National nonprofit tree conservation group American Forests ranked Boston in 2021 as second, among large cities across the country, in the greatest disparity between the hottest neighborhood and the citywide average, according to a Globe article.
“What we know is that trees make cities more climate-resilient, improve health outcomes, and that they haven’t been equitably distributed,” said Chris David, vice president for data science at American Forests, in the article. “They should be considered as important as any infrastructure, and the federal government should be helping cities pay for them.”
Arroyo said the ordinance will likely be divided into two, with the first ordinance regarding public property to be presented to the City Council by the end of April or in May. Regulations governing the removal of trees on private property will take more discussion, he said, and will be included in the second ordinance, which would likely involve requiring a permit to cut down a tree.
“Everybody agrees that those trees [on private property] need to be protected, but there’s nothing currently that we have on the books that protects them,” Arroyo said. “It’s a new thing for Boston, and it requires ... working out the details on how to make a private tree protection ordinance that is actually enforceable and reasonable to address.”
David Meshoulam, executive director and co-founder of tree advocacy group Speak for the Trees, said he worries that advocates and community members aren’t being included in the process of finalizing the drafted ordinance.
Although he has provided feedback on the ordinance to city councilors and officials, he said, he has not heard back from them.
“I’m right now trying to figure out how we can get our voices included in the process, which has been the most frustrating point,” Meshoulam said.
Meshoulam said it’s important that the ordinance protects the city’s larger and older trees because “we can’t just replace large trees with a bunch of small trees” as it can take decades for a tree to reach maturity.
He and other advocates are also concerned about whether the ordinance will enforce any consequences for cutting down a tree without a permit, he said.
“It’s just going to end up being a slap on the wrist as opposed to something that’s actually going to protect trees,” Meshoulam said. “We don’t want business as usual where developers can pay their way out of this.”
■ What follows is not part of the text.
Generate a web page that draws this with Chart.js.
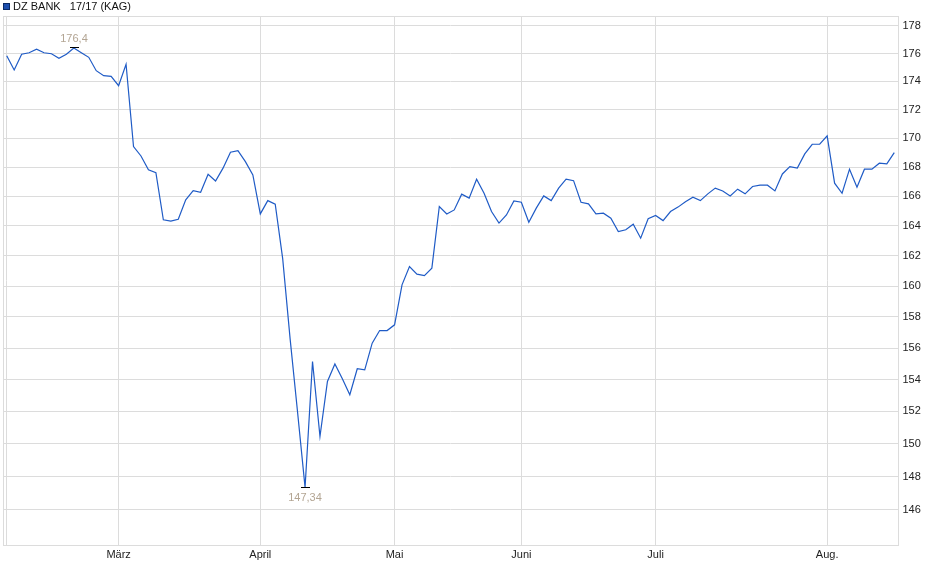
<!DOCTYPE html>
<html>
<head>
<meta charset="utf-8">
<script src="https://cdn.jsdelivr.net/npm/chart.js@4.4.1/dist/chart.umd.min.js"></script>
<style>
  html, body { margin: 0; padding: 0; background: #fff; }
  #wrap { width: 940px; height: 579px; position: relative; }
</style>
</head>
<body>
<div id="wrap"><canvas id="c" width="940" height="579"></canvas></div>
<script>
// ---- data ----
const seriesName = 'DZ BANK   17/17 (KAG)';
const prices = [
  175.85, 174.82, 175.95, 176.06, 176.31, 176.06, 175.99, 175.66, 175.95, 176.40,
  176.06, 175.73, 174.77, 174.41, 174.37, 173.70, 175.23, 169.42, 168.77, 167.81,
  167.62, 164.41, 164.32, 164.45, 165.76, 166.39, 166.28, 167.51, 167.05, 167.93,
  169.03, 169.14, 168.38, 167.47, 164.81, 165.71, 165.47, 161.82, 156.57, 151.93,
  147.34, 155.14, 150.45, 153.88, 154.98, 154.05, 153.04, 154.68, 154.61, 156.31,
  157.12, 157.12, 157.49, 160.09, 161.29, 160.79, 160.70, 161.19, 165.31, 164.81,
  165.08, 166.15, 165.88, 167.17, 166.21, 164.97, 164.19, 164.74, 165.69, 165.60,
  164.25, 165.20, 166.03, 165.71, 166.56, 167.17, 167.07, 165.60, 165.49, 164.81,
  164.86, 164.52, 163.62, 163.74, 164.12, 163.18, 164.48, 164.70, 164.36, 164.97,
  165.27, 165.64, 165.94, 165.71, 166.17, 166.56, 166.37, 166.03, 166.49, 166.17,
  166.67, 166.76, 166.76, 166.37, 167.53, 168.04, 167.93, 168.91, 169.58, 169.58,
  170.16, 166.90, 166.21, 167.86, 166.62, 167.86, 167.86, 168.27, 168.22, 169.00
];
const monthTickIndex = [0, 15, 34, 52, 69, 87, 110];
const monthTickLabels = ['', 'März', 'April', 'Mai', 'Juni', 'Juli', 'Aug.'];
const yTickValues = [146, 148, 150, 152, 154, 156, 158, 160, 162, 164, 166, 168, 170, 172, 174, 176, 178];

// ---- styles ----
const FONT = '"Liberation Sans", Arial, sans-serif';
const GRID = '#dcdcdc';
const LINE = '#1f5bc6';

const frame = {
  id: 'frame',
  beforeDatasetsDraw(chart) {
    const { ctx, chartArea: a } = chart;
    ctx.save();
    ctx.strokeStyle = GRID;
    ctx.lineWidth = 1;
    ctx.strokeRect(Math.round(a.left) + 0.5, Math.round(a.top) + 0.5,
                   Math.round(a.right - a.left), Math.round(a.bottom - a.top));
    ctx.restore();
  }
};

const marks = {
  id: 'marks',
  afterDatasetsDraw(chart) {
    const { ctx } = chart;
    const xs = chart.scales.x, ys = chart.scales.y;
    let iMax = 0, iMin = 0;
    prices.forEach((v, i) => { if (v > prices[iMax]) iMax = i; if (v < prices[iMin]) iMin = i; });
    const fmt = v => v.toLocaleString('de-DE', { maximumFractionDigits: 2 });
    ctx.save();
    ctx.font = '11px ' + FONT;
    ctx.textAlign = 'center';
    ctx.textBaseline = 'middle';
    // max
    let x = Math.round(xs.getPixelForValue(iMax)), y = ys.getPixelForValue(prices[iMax]);
    ctx.fillStyle = '#000';
    ctx.fillRect(x - 4, Math.round(y) - 1, 9, 1);
    ctx.fillStyle = '#b3a593';
    ctx.fillText(fmt(prices[iMax]), x, y - 9.5);
    // min
    x = Math.round(xs.getPixelForValue(iMin)); y = ys.getPixelForValue(prices[iMin]);
    ctx.fillStyle = '#000';
    ctx.fillRect(x - 4, Math.round(y), 9, 1);
    ctx.fillStyle = '#b3a593';
    ctx.fillText(fmt(prices[iMin]), x, y + 10.5);
    ctx.restore();
  }
};

const legendBox = {
  id: 'legendBox',
  afterDraw(chart) {
    const { ctx } = chart;
    ctx.save();
    ctx.fillStyle = '#1d4fae';
    ctx.fillRect(3, 3, 7, 7);
    ctx.strokeStyle = '#0b2a66';
    ctx.lineWidth = 1;
    ctx.strokeRect(3.5, 3.5, 6, 6);
    ctx.fillStyle = '#111';
    ctx.font = '11px ' + FONT;
    ctx.textBaseline = 'middle';
    ctx.textAlign = 'left';
    ctx.fillText(seriesName, 13, 6.5);
    ctx.restore();
  }
};

new Chart(document.getElementById('c'), {
  type: 'line',
  data: {
    datasets: [{
      label: seriesName,
      data: prices.map((v, i) => ({ x: i, y: v })),
      borderColor: LINE,
      borderWidth: 1.2,
      pointRadius: 0,
      tension: 0,
      fill: false
    }]
  },
  options: {
    responsive: false,
    animation: false,
    layout: { padding: { left: 3, top: 16, right: 0, bottom: 0 } },
    plugins: { legend: { display: false }, tooltip: { enabled: false } },
    scales: {
      x: {
        type: 'linear',
        position: 'bottom',
        min: -0.5,
        max: 119.5,
        afterBuildTicks: s => { s.ticks = monthTickIndex.map(v => ({ value: v })); },
        afterFit: s => { s.height = 34; },
        ticks: {
          autoSkip: false,
          maxRotation: 0,
          padding: 3,
          color: '#222',
          font: { family: FONT, size: 11 },
          callback: v => monthTickLabels[monthTickIndex.indexOf(v)]
        },
        grid: { color: GRID, lineWidth: 1, drawTicks: false },
        border: { display: true, color: GRID }
      },
      y: {
        type: 'logarithmic',
        position: 'right',
        min: 143.905,
        max: 178.73,
        afterBuildTicks: s => { s.ticks = yTickValues.map(v => ({ value: v })); },
        afterFit: s => { s.width = 42; },
        ticks: {
          padding: 4.5,
          color: '#222',
          font: { family: FONT, size: 11 },
          callback: v => String(v)
        },
        grid: { color: GRID, lineWidth: 1, drawTicks: false },
        border: { display: true, color: GRID }
      }
    }
  },
  plugins: [frame, marks, legendBox]
});
</script>
</body>
</html>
According to the March version of the ordinance, situations that would allow the removal of any tree on public property would include “hardship to a property owner, economic development, facilitating the development of affordable housing, pedestrian access enhancement, transportation improvement, or public project development.”
That version of the ordinance also grants Boston’s tree warden, who is responsible for city trees, to hold hearings for tree removals on public property, review projects, and make recommendations on projects involving the cutting down of trees on public property. It would require a replacement tree to be planted at or near the spot where the removed tree had been, and that it be cared for through watering, fertilizing, and pruning for at least two years.
One of the goals of the new ordinance, Arroyo said, is to increase the number of trees in the city for future generations and ensure that “ultimately we have more trees.”